Here, "[p]laintiff was employed for the full time for which she had been hired and was paid accordingly. Defendant promised no more than that" (Brumbach v Rensselaer Polytechnic Inst., 126 AD2d 841, 842 [1987] [citation omitted]; see De Simone v Siena Coll., supra at 1038). Specifically, plaintiff's contract was for a definite term expiring on August 31, 2006. Although the contract provided that, "[u]nder normal circumstances, notice of continuation, alteration, or non-renewal will be issued no later than June 1, 2006," the fact that plaintiff was previously placed on probation for performance deficiencies cannot be considered normal circumstances and, in any event, this contract provision in no way bound defendant to give three months notice of nonrenewal (see De Simone v Siena Coll., supra at 1038; Brumbach v Rensselaer Polytechnic Inst., supra at 842).

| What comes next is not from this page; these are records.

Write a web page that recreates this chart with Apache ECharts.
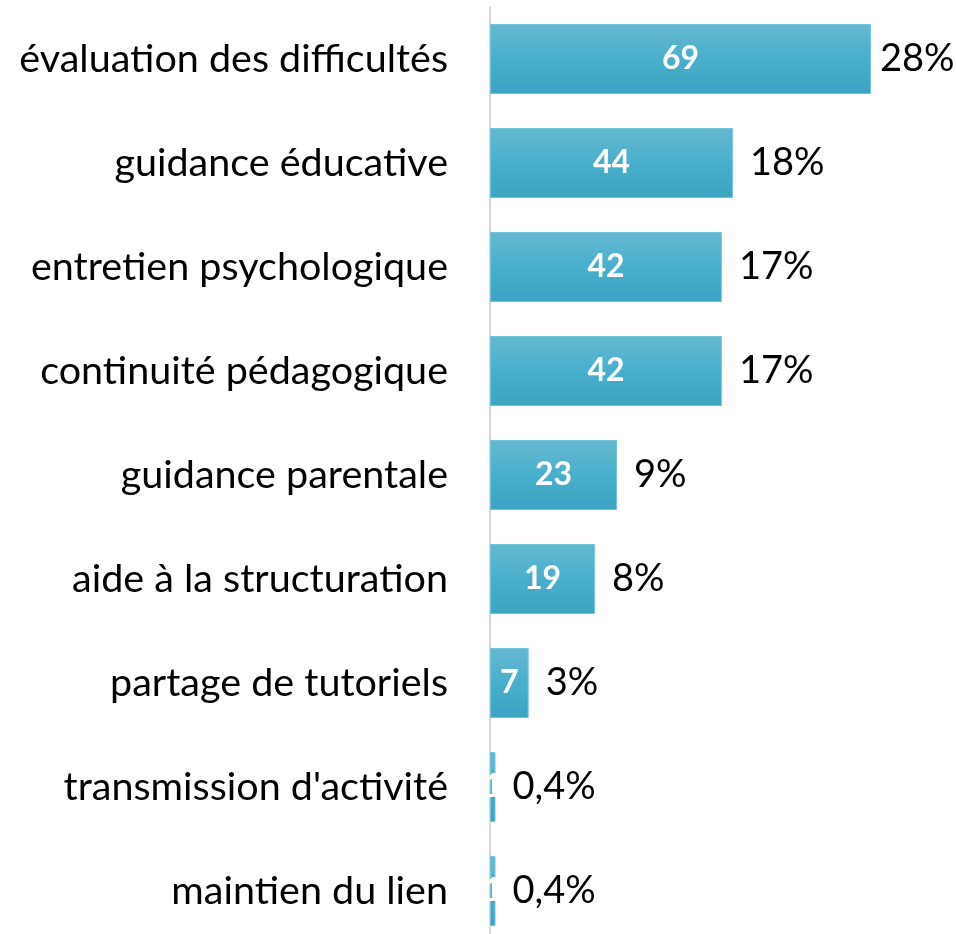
<!DOCTYPE html>
<html><head><meta charset="utf-8">
<script src="https://cdn.jsdelivr.net/npm/echarts@6/dist/echarts.min.js"></script>
<style>html,body{margin:0;padding:0;background:#fff}#c{width:956px;height:934px}</style>
</head><body><div id="c"></div>
<script>
const categories = ["évaluation des difficultés","guidance éducative","entretien psychologique","continuité pédagogique","guidance parentale","aide à la structuration","partage de tutoriels","transmission d'activité","maintien du lien"];
const values = [69,44,42,42,23,19,7,1,1];
const percents = ["28%","18%","17%","17%","9%","8%","3%","0,4%","0,4%"];
const FONT = "Lato";
const chart = echarts.init(document.getElementById('c'));
chart.setOption({
  animation:false,
  grid:{left:490,width:441.7,top:7,height:936,outerBoundsMode:'none',containLabel:false},
  xAxis:{type:'value',min:0,max:80,show:false},
  yAxis:{type:'category',data:categories,inverse:true,
    axisLine:{show:true,lineStyle:{color:'#d9d9d9',width:2}},
    axisTick:{show:false},
    axisLabel:{color:'#000',fontSize:39.5,fontFamily:FONT,margin:42}},
  series:[
    {type:'bar',data:values,barCategoryGap:'32.7%',
     itemStyle:{color:new echarts.graphic.LinearGradient(0,0,0,1,[{offset:0,color:'#66b7d0'},{offset:0.5,color:'#48afcc'},{offset:1,color:'#3ba3c1'}]),borderColor:'#70c6da',borderWidth:1},
     label:{show:true,position:'inside',color:'#fff',fontWeight:'bold',fontSize:32,fontFamily:FONT}},
    {type:'bar',data:values.map((v,i)=>i===0?{value:v,label:{distance:9}}:v),barGap:'-100%',barCategoryGap:'32.7%',
     itemStyle:{color:'rgba(0,0,0,0)'},silent:true,
     label:{show:true,position:'right',distance:17,color:'#000',fontSize:38,fontFamily:FONT,
       formatter:p=>percents[p.dataIndex]}}
  ]
});
</script></body></html>
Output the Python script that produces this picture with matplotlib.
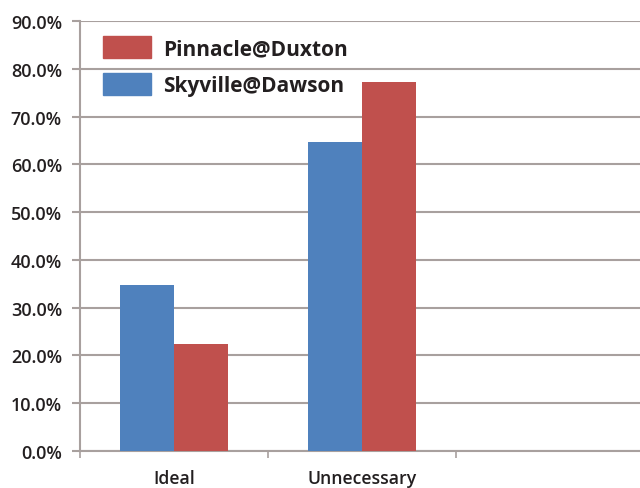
import matplotlib
matplotlib.use("Agg")
import matplotlib.pyplot as plt
import numpy as np
from matplotlib.ticker import FuncFormatter, FixedLocator
from matplotlib.patches import Patch

categories = ["Ideal", "Unnecessary", ""]
skyville = [0.348, 0.647, np.nan]
pinnacle = [0.225, 0.772, np.nan]
series_names = ["Pinnacle@Duxton", "Skyville@Dawson"]
yticks = [0.0, 0.1, 0.2, 0.3, 0.4, 0.5, 0.6, 0.7, 0.8, 0.9]

BLUE = "#4f81bd"
RED = "#c0504d"
GRID = "#a8a09e"
TXT = "#231f20"

plt.rcParams["font.family"] = ["Open Sans", "DejaVu Sans"]

fig = plt.figure(figsize=(6.4, 4.89), dpi=100)
ax = fig.add_axes([80/640, 1-452/489, (644-80)/640, (452-22)/489])

x = np.arange(len(categories))
w = 0.287
ax.bar(x - w/2, skyville, width=w, color=BLUE, zorder=3)
ax.bar(x + w/2, pinnacle, width=w, color=RED, zorder=3)

ax.set_xlim(-0.5, 2.5)
ax.set_ylim(0, 0.9)
ax.set_yticks(yticks)
ax.yaxis.set_major_formatter(FuncFormatter(lambda v, p: f"{v*100:.1f}%"))
ax.grid(axis="y", color=GRID, linewidth=1.5, zorder=0)

ax.set_xticks(x[:2])
ax.set_xticklabels(categories[:2])
ax.xaxis.set_minor_locator(FixedLocator([-0.5, 0.5, 1.5, 2.5]))
ax.tick_params(axis="x", which="major", length=0, pad=13, labelsize=12.7, labelcolor=TXT)
ax.tick_params(axis="x", which="minor", length=5, width=1.2, color=GRID)
ax.tick_params(axis="y", length=6, width=1.5, color=GRID, labelsize=13, labelcolor=TXT, pad=7)
for lbl in ax.get_xticklabels() + ax.get_yticklabels():
    lbl.set_fontweight("semibold")

for s in ["top", "right"]:
    ax.spines[s].set_visible(False)
ax.spines["left"].set_color(GRID)
ax.spines["left"].set_linewidth(1.5)
ax.spines["bottom"].set_color(GRID)
ax.spines["bottom"].set_linewidth(1.5)

handles = [Patch(color=RED), Patch(color=BLUE)]
leg = ax.legend(handles, series_names, loc="upper left",
                bbox_to_anchor=((103-80)/564, (452-37)/430),
                frameon=False, borderpad=0, borderaxespad=0,
                handlelength=2.3, handleheight=1.25, handletextpad=0.58,
                labelspacing=0.66, prop={"family": ["Open Sans", "DejaVu Sans"], "weight": "bold", "size": 15})
for t in leg.get_texts():
    t.set_color(TXT)

fig.savefig("out.png", dpi=100, facecolor="white")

Plaintiff's employment was not prematurely terminated during the course of her contractual term of appointment nor, as the documentary evidence establishes, was the position eliminated. Thus, none of the termination provisions of the contract was triggered. As defendant fulfilled its obligations under the contract, Supreme Court properly granted the motion for summary judgment dismissing the complaint. Plaintiff's other arguments have been considered and either lack merit or have not been preserved for appellate review. [*3]

Crew III, J.P., Peters, Carpinello and Kane, JJ., concur. Ordered that the order is affirmed, with costs.